With the same motives - and not because it's intrinsically fascinating or important, here is the story of how my maternal grandparents met - which I had also never known till now.
My grandfather - a sailor, as you will remember - had been widowed and left with two very young children. So he advertised for a housekeeper, and Nell Cadman got the job. Evelyn was Nell's sister, and when she came to Wrexham to visit she and my grandfather hit it off, marrying not long after. And, a bit after that, Nell herself married my grandfather's brother (also a sailor) - which is how my mother and my aunt Ruth (Nell's daughter) came to be double-first cousins.

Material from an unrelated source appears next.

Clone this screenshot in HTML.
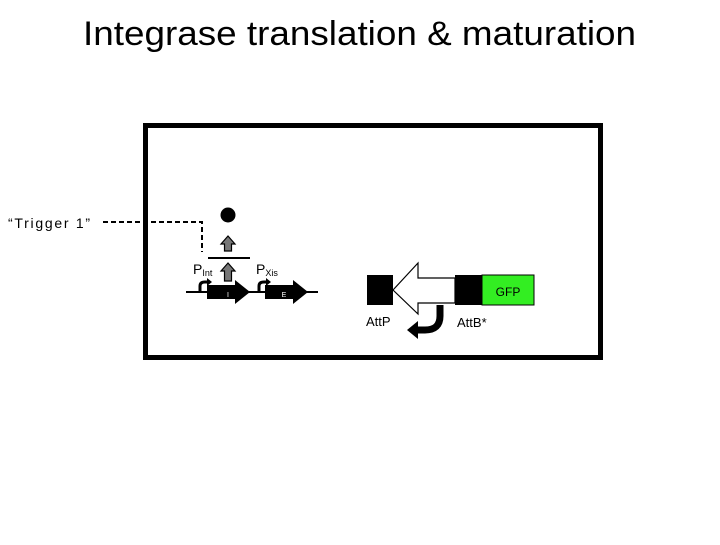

Anyway, I was given Cadman as a middle name, and my parents often stressed that, as well as being my grandmother's maiden name, it was that of the first (named) English poet - the inspired cowherd Caedmon, whose story is told by the Venerable Bede. I grew up thinking of Caedmon as a close cousin. Though the spelling was a bit off I put that down to the atrocious orthography of Olden Times. More troubling was the fact that Bede's man was from Whitby, while pretty much all the Cadmans in the world hailed from Wellington in Shropshire. (Here's their distribution in 1881, not so long after Evelyn's own parents were born - both Wellingtonians called Cadman, but no relation, as far as they could tell.)
It was all a bit tenuous, in truth; but it may have had some effect in persuading me to consider myself potentially a writer. As for famous Cadmans, I may have to content myself with Evelyn's Uncle Sam, whose visits from being a radio preacher in America caused such a fluster in my mother's childhood home. Whether Uncle Sam would have been content with me is a much more open question.